After the war, there were immediate endeavours to revive the Festival. The impulse was given by the American Army of Occupation. Only three months after the end of the war, a Festival was held once more in summer 1945. Similar to the turn of the times of 1918/20, in 1945, too, a pivotal role was played by harking back to the ideas of the founding fathers of bonding nations together and of committing to a new Austrian identity for Salzburg. But the leading artists of that time had been exiled or had perished. The conductors engaged were Hans Swarowsky, Felix Prohaska, John Barbirolli, Charles Munch and Carl Schuricht – for after the denazification processes, artists such as Wilhelm Furtwängler, Karl Böhm, Clemens Krauss and Herbert von Karajan were prohibited from performing until 1947/48.

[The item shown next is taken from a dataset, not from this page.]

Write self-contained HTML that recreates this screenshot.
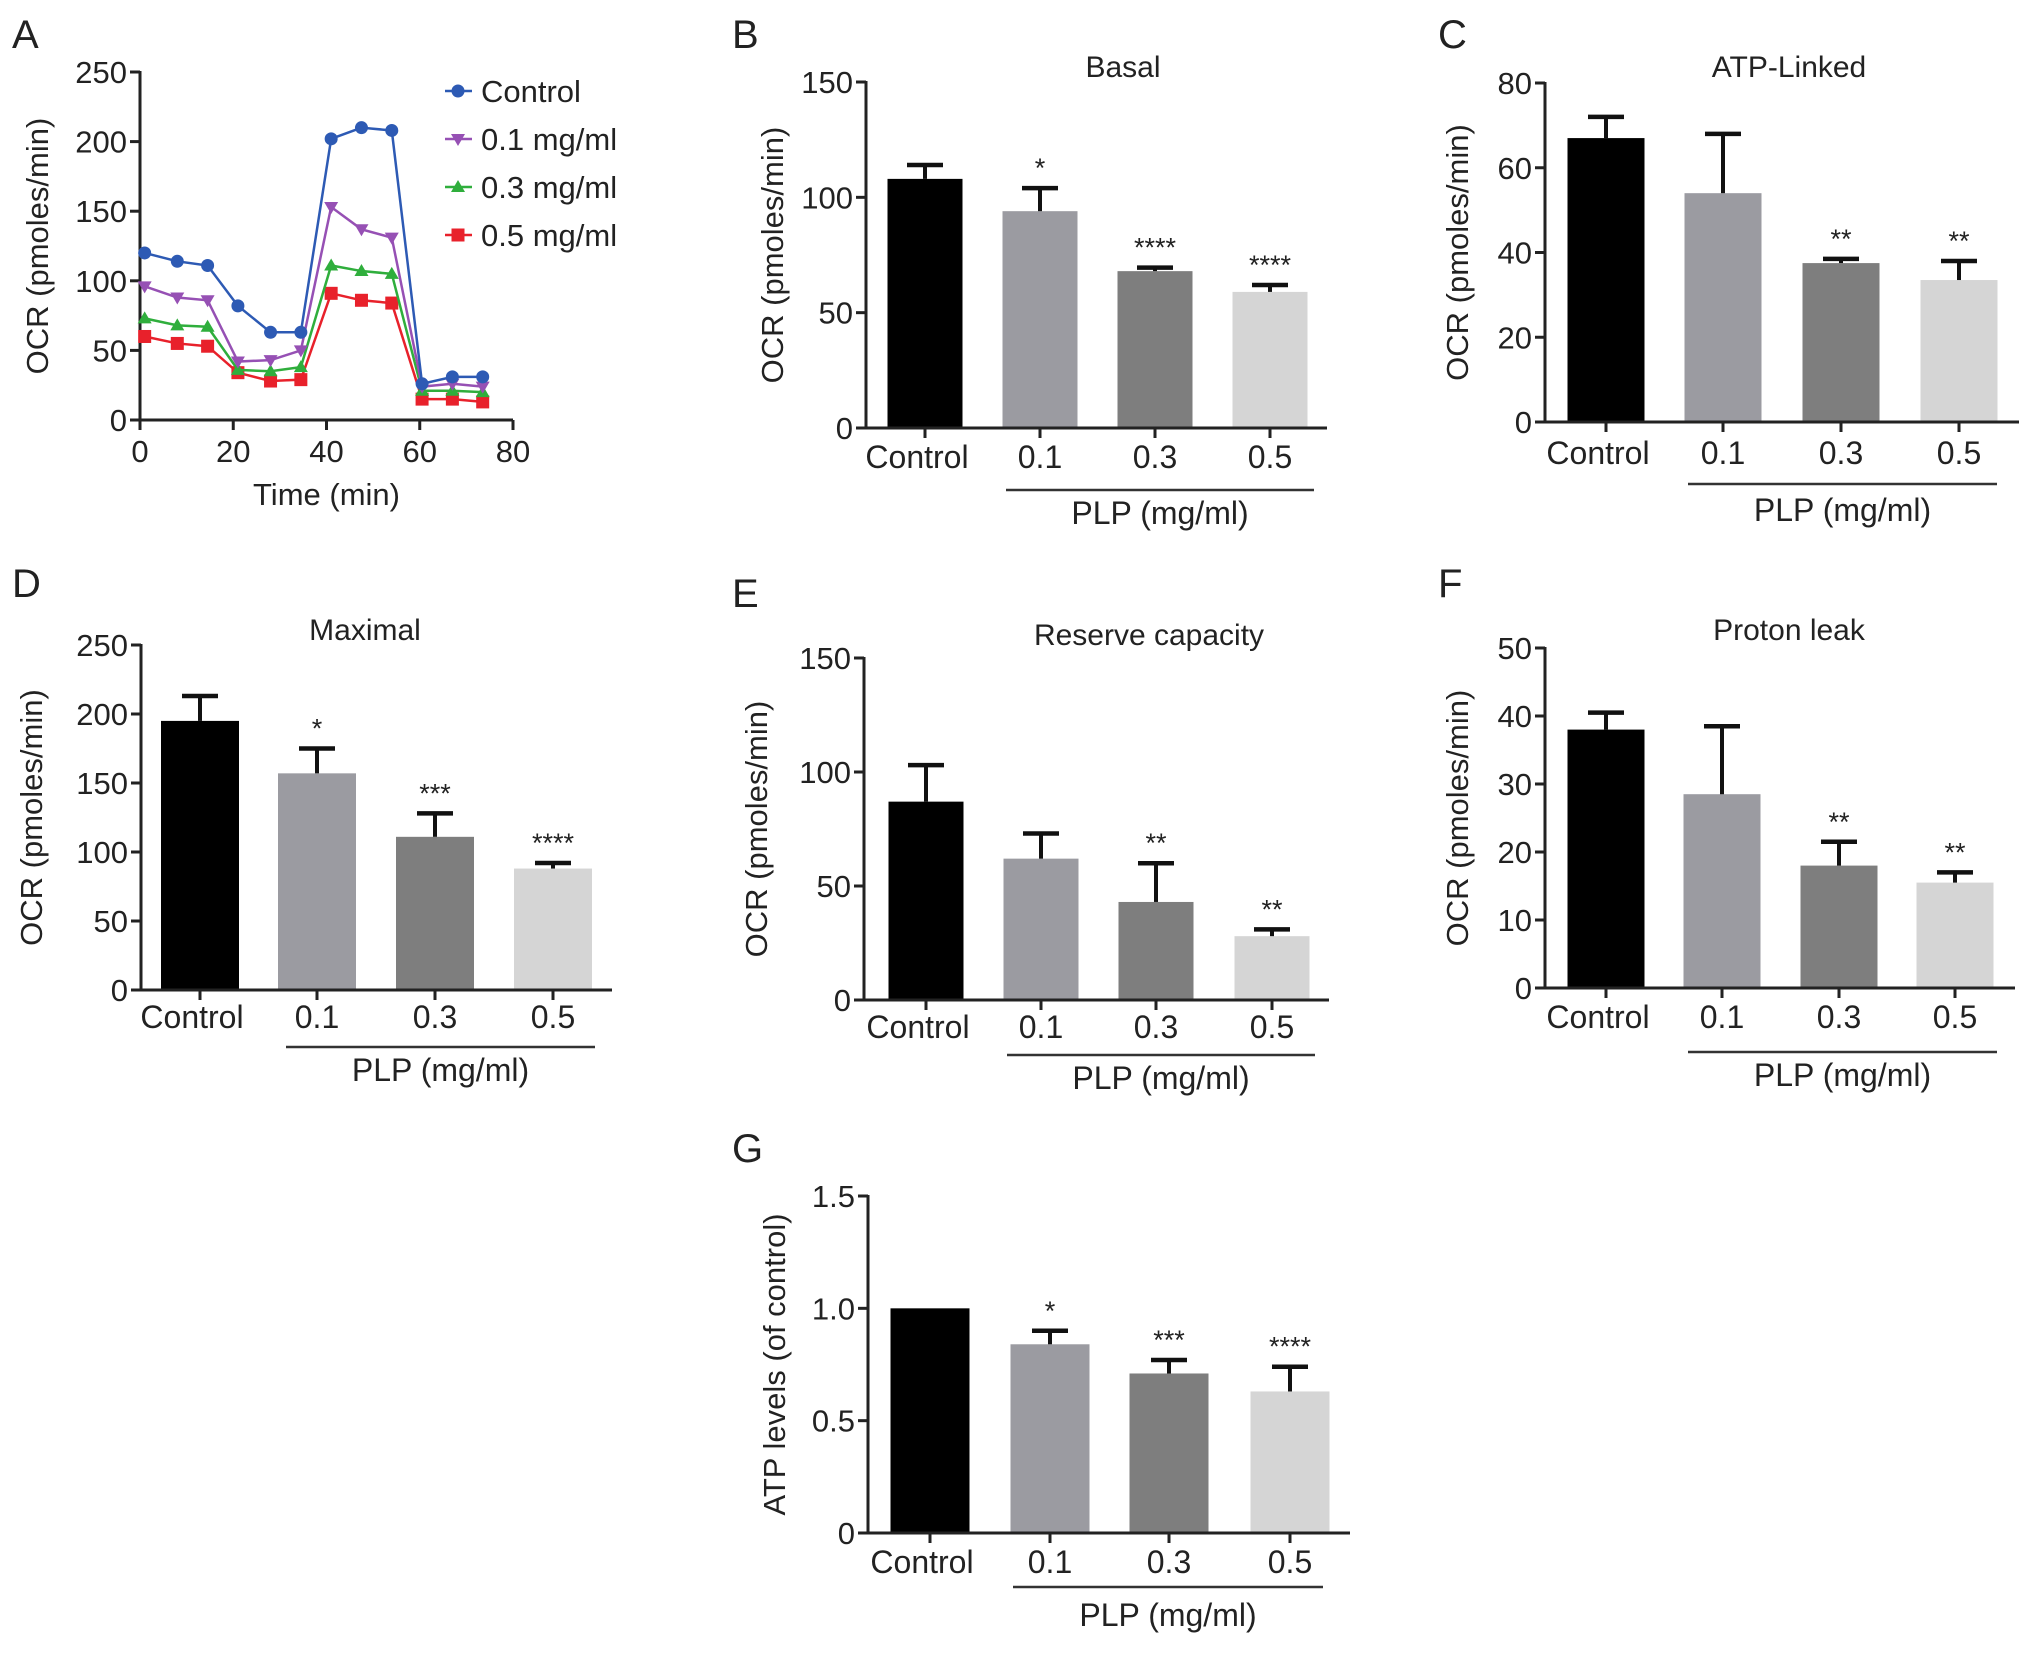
<!DOCTYPE html>
<html><head><meta charset="utf-8"><style>
html,body{margin:0;padding:0;background:#fff}
svg{display:block;font-family:"Liberation Sans",Arial,sans-serif}
</style></head><body>
<svg id="fig" width="2032" height="1659" viewBox="0 0 2032 1659" xmlns="http://www.w3.org/2000/svg"></svg>
<script>
// ---- Panel A data ----
const timeA = [1, 8, 14.5, 21, 28, 34.5, 41, 47.5, 54, 60.5, 67, 73.5];
const ctrlA = [120, 114, 111, 82, 63, 63, 202, 210, 208, 26, 31, 31];
const p01A = [96, 88, 86, 42, 43, 50, 153, 137, 131, 24, 26, 24];
const p03A = [73, 68, 67, 36, 35, 38, 111, 107, 105, 21, 21, 20];
const p05A = [60, 55, 53, 34, 28, 29, 91, 86, 84, 15, 15, 13];
const seriesNamesA = ["Control", "0.1 mg/ml", "0.3 mg/ml", "0.5 mg/ml"];
const yTicksA = [0, 50, 100, 150, 200, 250];
const xTicksA = [0, 20, 40, 60, 80];
// ---- Bar panel data ----
const categories = ["Control", "0.1", "0.3", "0.5"];
const basalVals = [108, 94, 68, 59];
const basalErr = [114, 104, 69.5, 62];
const basalStars = ["", "*", "****", "****"];
const basalTicks = [0, 50, 100, 150];
const atpVals = [67, 54, 37.5, 33.5];
const atpErr = [72, 68, 38.5, 38];
const atpStars = ["", "", "**", "**"];
const atpTicks = [0, 20, 40, 60, 80];
const maxVals = [195, 157, 111, 88];
const maxErr = [213, 175, 128, 92];
const maxStars = ["", "*", "***", "****"];
const maxTicks = [0, 50, 100, 150, 200, 250];
const resVals = [87, 62, 43, 28];
const resErr = [103, 73, 60, 31];
const resStars = ["", "", "**", "**"];
const resTicks = [0, 50, 100, 150];
const leakVals = [38, 28.5, 18, 15.5];
const leakErr = [40.5, 38.5, 21.5, 17];
const leakStars = ["", "", "**", "**"];
const leakTicks = [0, 10, 20, 30, 40, 50];
const atpLvlVals = [1.0, 0.84, 0.71, 0.63];
const atpLvlErr = [1.0, 0.90, 0.77, 0.74];
const atpLvlStars = ["", "*", "***", "****"];
const atpLvlTicks = ["0", "0.5", "1.0", "1.5"];

const NS = "http://www.w3.org/2000/svg";
const svg = document.getElementById("fig");
function mk(tag, attrs, parent, text) {
  const e = document.createElementNS(NS, tag);
  for (const k in attrs) e.setAttribute(k, attrs[k]);
  if (text !== undefined) e.textContent = text;
  (parent || svg).appendChild(e);
  return e;
}
function txt(x, y, s, size, anchor, parent, extra) {
  const a = {x: x, y: y, "font-size": size, "text-anchor": anchor || "middle", fill: "#222"};
  if (extra) for (const k in extra) a[k] = extra[k];
  return mk("text", a, parent, s);
}

const letters = [["A",12,48],["B",732,48],["C",1438,48],["D",12,597],["E",732,607],["F",1438,597],["G",732,1162]];
letters.forEach(l => {
  const t = txt(l[1], l[2], l[0], 40, "start");
  
  
});

// ---- Panel A ----
(function(){
  const g = mk("g", {});
  
  
  const x0 = 140, x1 = 513, y0 = 420, y1 = 72;
  const sx = v => x0 + (v - 0) / 80 * (x1 - x0);
  const sy = v => y0 - v / 250 * (y0 - y1);
  mk("line", {x1: x0, y1: y0, x2: x0, y2: y1 - 1, stroke: "#222", "stroke-width": 3}, g);
  mk("line", {x1: x0 - 1, y1: y0, x2: x1, y2: y0, stroke: "#222", "stroke-width": 3}, g);
  yTicksA.forEach(v => {
    mk("line", {x1: x0 - 10, y1: sy(v), x2: x0, y2: sy(v), stroke: "#222", "stroke-width": 3}, g);
    txt(x0 - 13, sy(v) + 11, String(v), 31, "end", g);
  });
  xTicksA.forEach(v => {
    mk("line", {x1: sx(v), y1: y0, x2: sx(v), y2: y0 + 10, stroke: "#222", "stroke-width": 3}, g);
    txt(sx(v), y0 + 42, String(v), 31, "middle", g);
  });
  const xt = txt((x0 + x1) / 2, 505, "Time (min)", 31, "middle", g);
  
  
  const yt = txt(0, 0, "OCR (pmoles/min)", 31, "middle", g, {transform: "translate(48," + (y0 + y1) / 2 + ") rotate(-90)"});
  
  
  const all = [ctrlA, p01A, p03A, p05A];
  const cols = ["#2d5ab4", "#9650b4", "#2fae3c", "#e8212b"];
  const shapes = ["circle", "tridown", "triup", "square"];
  function marker(x, y, shp, col, parent) {
    if (shp === "circle") return mk("circle", {cx: x, cy: y, r: 6.5, fill: col}, parent);
    if (shp === "square") return mk("rect", {x: x - 6.5, y: y - 6.5, width: 13, height: 13, fill: col}, parent);
    if (shp === "triup") return mk("polygon", {points: `${x},${y-7} ${x-7},${y+5} ${x+7},${y+5}`, fill: col}, parent);
    return mk("polygon", {points: `${x},${y+7} ${x-7},${y-5} ${x+7},${y-5}`, fill: col}, parent);
  }
  for (let s = 3; s >= 0; s--) {
    const sg = mk("g", {}, g);
    
    
    const pts = timeA.map((t, i) => sx(t) + "," + sy(all[s][i])).join(" ");
    mk("polyline", {points: pts, fill: "none", stroke: cols[s], "stroke-width": 2.5}, sg);
    timeA.forEach((t, i) => marker(sx(t), sy(all[s][i]), shapes[s], cols[s], sg));
  }
  const lg = mk("g", {}, g);
  
  
  seriesNamesA.forEach((n, i) => {
    const y = 91 + i * 48;
    const eg = mk("g", {}, lg);
    
    
    mk("line", {x1: 445, y1: y, x2: 472, y2: y, stroke: cols[i], "stroke-width": 2.5}, eg);
    marker(458, y, shapes[i], cols[i], eg);
    txt(481, y + 11, n, 31, "start", eg);
  });
})();

// ---- Bar panels ----
const barColors = ["#000000", "#9b9ba1", "#7e7e7e", "#d5d5d5"];
function barPanel(cfg) {
  const g = mk("g", {});
  
  
  const {ax, ay0, ayTop, axEnd, ymax, centers, bw} = cfg;
  const sy = v => ay0 - v / ymax * (ay0 - ayTop);
  if (cfg.title) txt(cfg.titleX, cfg.titleY, cfg.title, 30, "middle", g);
  cfg.vals.forEach((v, i) => {
    const c = centers[i];
    const b = mk("rect", {x: c - bw / 2, y: sy(v), width: bw, height: ay0 - sy(v), fill: barColors[i]}, g);
    
    
    const e = cfg.err[i];
    if (e > v) {
      const col = "#111";
      mk("line", {x1: c, y1: sy(v), x2: c, y2: sy(e), stroke: col, "stroke-width": 4}, g);
      mk("line", {x1: c - 18, y1: sy(e), x2: c + 18, y2: sy(e), stroke: col, "stroke-width": 4.5}, g);
    }
    if (cfg.stars[i]) txt(c, sy(Math.max(e, v)) - 11, cfg.stars[i], 27, "middle", g);
  });
  mk("line", {x1: ax, y1: ay0, x2: ax, y2: ayTop - 1, stroke: "#222", "stroke-width": 3}, g);
  mk("line", {x1: ax - 10, y1: ay0, x2: axEnd, y2: ay0, stroke: "#222", "stroke-width": 3}, g);
  cfg.ticks.forEach((t, i) => {
    const v = (i / (cfg.ticks.length - 1)) * ymax;
    mk("line", {x1: ax - 10, y1: sy(v), x2: ax, y2: sy(v), stroke: "#222", "stroke-width": 3}, g);
    txt(ax - 13, sy(v) + 11, String(t), 31, "end", g);
  });
  categories.forEach((c, i) => {
    mk("line", {x1: centers[i], y1: ay0, x2: centers[i], y2: ay0 + 10, stroke: "#222", "stroke-width": 3}, g);
    txt(centers[i] + (i === 0 ? -8 : 0), cfg.labY, c, 32, "middle", g);
  });
  mk("line", {x1: cfg.brX1, y1: cfg.brY, x2: cfg.brX2, y2: cfg.brY, stroke: "#333", "stroke-width": 2.5}, g);
  txt((cfg.brX1 + cfg.brX2) / 2, cfg.plpY, "PLP (mg/ml)", 32, "middle", g);
  const yt = txt(0, 0, cfg.ytitle, 31, "middle", g, {transform: `translate(${cfg.ytX},${(ay0 + ayTop) / 2}) rotate(-90)`});
  
  
}
const OCR = "OCR (pmoles/min)";
barPanel({name: "panel-b-basal", title: "Basal", titleX: 1123, titleY: 77, ax: 866, ay0: 428, ayTop: 82, axEnd: 1327, ymax: 150,
  centers: [925, 1040, 1155, 1270], bw: 75, vals: basalVals, err: basalErr, stars: basalStars, ticks: basalTicks,
  labY: 468, brY: 490, brX1: 1006, brX2: 1314, plpY: 524, ytitle: OCR, ytX: 783});
barPanel({name: "panel-c-atp-linked", title: "ATP-Linked", titleX: 1789, titleY: 77, ax: 1545, ay0: 422, ayTop: 83, axEnd: 2019, ymax: 80,
  centers: [1606, 1723, 1841, 1959], bw: 77, vals: atpVals, err: atpErr, stars: atpStars, ticks: atpTicks,
  labY: 464, brY: 484, brX1: 1688, brX2: 1997, plpY: 521, ytitle: OCR, ytX: 1468});
barPanel({name: "panel-d-maximal", title: "Maximal", titleX: 365, titleY: 640, ax: 141, ay0: 990, ayTop: 645, axEnd: 612, ymax: 250,
  centers: [200, 317, 435, 553], bw: 78, vals: maxVals, err: maxErr, stars: maxStars, ticks: maxTicks,
  labY: 1028, brY: 1047, brX1: 286, brX2: 595, plpY: 1081, ytitle: OCR, ytX: 42});
barPanel({name: "panel-e-reserve-capacity", title: "Reserve capacity", titleX: 1149, titleY: 645, ax: 864, ay0: 1000, ayTop: 658, axEnd: 1329, ymax: 150,
  centers: [926, 1041, 1156, 1272], bw: 75, vals: resVals, err: resErr, stars: resStars, ticks: resTicks,
  labY: 1038, brY: 1055, brX1: 1007, brX2: 1315, plpY: 1089, ytitle: OCR, ytX: 767});
barPanel({name: "panel-f-proton-leak", title: "Proton leak", titleX: 1789, titleY: 640, ax: 1545, ay0: 988, ayTop: 648, axEnd: 2015, ymax: 50,
  centers: [1606, 1722, 1839, 1955], bw: 77, vals: leakVals, err: leakErr, stars: leakStars, ticks: leakTicks,
  labY: 1028, brY: 1052, brX1: 1688, brX2: 1997, plpY: 1086, ytitle: OCR, ytX: 1468});
barPanel({name: "panel-g-atp-levels", title: "", titleX: 0, titleY: 0, ax: 868, ay0: 1533, ayTop: 1196, axEnd: 1350, ymax: 1.5,
  centers: [930, 1050, 1169, 1290], bw: 79, vals: atpLvlVals, err: atpLvlErr, stars: atpLvlStars, ticks: atpLvlTicks,
  labY: 1573, brY: 1587, brX1: 1013, brX2: 1323, plpY: 1626, ytitle: "ATP levels (of control)", ytX: 785});
</script>
</body></html>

In 1946, Hofmannsthal’s Jedermann/Everyman made a comeback, and also the Vienna Philharmonic Orchestra. Likewise in 1946, Oscar Fritz Schuh was engaged for the first time as stage director; he set contemporary accents in the repertoire of the following years. In 1948, Gottfried von Einem became a member of the Festival’s Board of Directors and Ernst Lothar head of straight drama. And finally a man stepped into the limelight whose name for many is inseparably linked to the Salzburg Festival: Herbert von Karajan, who in 1948 directed an opera production at the Festival for the first time, Gluck’s Orpheus and Eurydice.
Besides the caesuras analogous to the upheavals of the time, the new start of the Salzburg Festival manifests many continuities in personnel and contents.